Just for posterity, answers to your questions:

The bug is reproducible with and without WAL
I think 5 seconds
Commiting in on the a_pool in the parallel code is not necessary as it's only a read (not write) operation
Yes, that's not something we do in a non-example code, I just found that having it there helps reproduce the issue

(9) By Donal Fellows (dkfellows) on 2023-03-07 16:59:28 in reply to 7 [link] [source]

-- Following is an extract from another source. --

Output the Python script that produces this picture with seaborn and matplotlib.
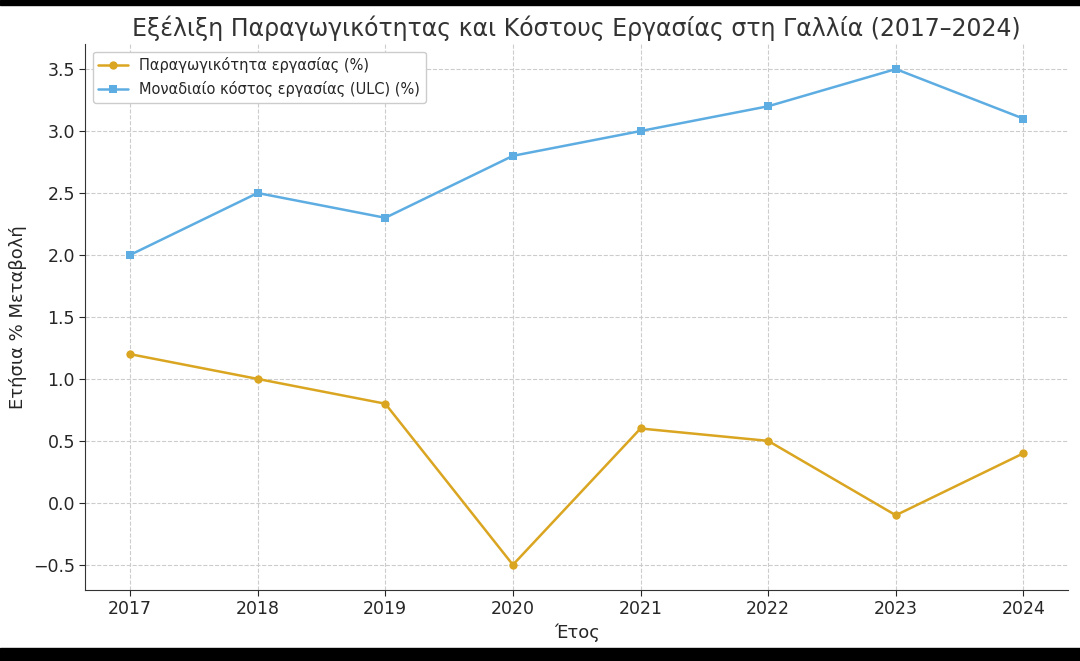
import matplotlib
matplotlib.use("Agg")
import matplotlib.pyplot as plt
import seaborn as sns
import pandas as pd
from matplotlib.patches import Rectangle

years = [2017, 2018, 2019, 2020, 2021, 2022, 2023, 2024]
productivity = [1.2, 1.0, 0.8, -0.5, 0.6, 0.5, -0.1, 0.4]
ulc = [2.0, 2.5, 2.3, 2.8, 3.0, 3.2, 3.5, 3.1]

df = pd.DataFrame({"year": years, "prod": productivity, "ulc": ulc})

sns.set_style("whitegrid", {"grid.linestyle": "--", "grid.color": "#cccccc"})
plt.rcParams["font.family"] = ["DejaVu Sans"]

fig = plt.figure(figsize=(10.8, 6.61), dpi=100)
ax = fig.add_axes([0.079, 0.108, 0.910, 0.825])

sns.lineplot(data=df, x="year", y="prod", marker="o", color="#DAA520", linewidth=1.8,
             markersize=6, markeredgewidth=0, label="Παραγωγικότητα εργασίας (%)", ax=ax)
sns.lineplot(data=df, x="year", y="ulc", marker="s", color="#5DADE2", linewidth=1.8,
             markersize=6, markeredgewidth=0, label="Μοναδιαίο κόστος εργασίας (ULC) (%)", ax=ax)

ax.set_xticks(years)
ax.set_ylim(-0.7, 3.7)
ax.set_xlim(2016.65, 2024.35)
ax.set_title("Εξέλιξη Παραγωγικότητας και Κόστους Εργασίας στη Γαλλία (2017–2024)",
             fontsize=17, color="#333333")
ax.set_xlabel("Έτος", fontsize=13)
ax.set_ylabel("Ετήσια % Μεταβολή", fontsize=13)
ax.tick_params(labelsize=12.5, length=4, left=True, bottom=True)
for s in ["top", "right"]:
    ax.spines[s].set_visible(False)
for s in ["left", "bottom"]:
    ax.spines[s].set_color("#333333")
ax.legend(loc="upper left", fontsize=10.5, framealpha=1)

fig.patches.append(Rectangle((0, 0.993), 1, 0.007, transform=fig.transFigure, color="black"))
fig.patches.append(Rectangle((0, 0), 1, 0.02, transform=fig.transFigure, color="black"))

fig.savefig("out.png", dpi=100)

Commiting in on the a_pool in the parallel code is not necessary as it's only a read (not write) operation

Read transactions can block write transactions, especially when not in WAL mode. With the code as it stands, I can't tell what the transaction state is at the end of the block; if it is either committed or rolled back (the difference not mattering for a read transaction) then it should be fine, but if it is just left hanging around then who knows? Correct transaction state handling is rather important once you're dealing with non-trivial workloads like in your example, at least in my experience (doing parallel workloads in SQLite and Java).

(6) By Simon Slavin (slavin) on 2023-03-07 12:48:17 in reply to 1 [link] [source]

Using the C API, a SQLite query can return with a result code which indicates a non-successful result, e.g. a timeout because the file is busy. I don't know Rust, and in your code there's nothing obvious which shows handling of a result.

How would your Rust code handle a non-successful result ? Does it detect and report them, or just continue with the next call ?

(8) By inetic on 2023-03-07 16:45:31 in reply to 6 [link] [source]

You're right, if an error happens, this would be shown as an empty vector of values. I have since modified the example to be more precise about what fails. However, after more digging I found it's very likely in another sqlx dependency. I wrote an issue on github/sqlx so I think I'll continue there. Sorry for the noise.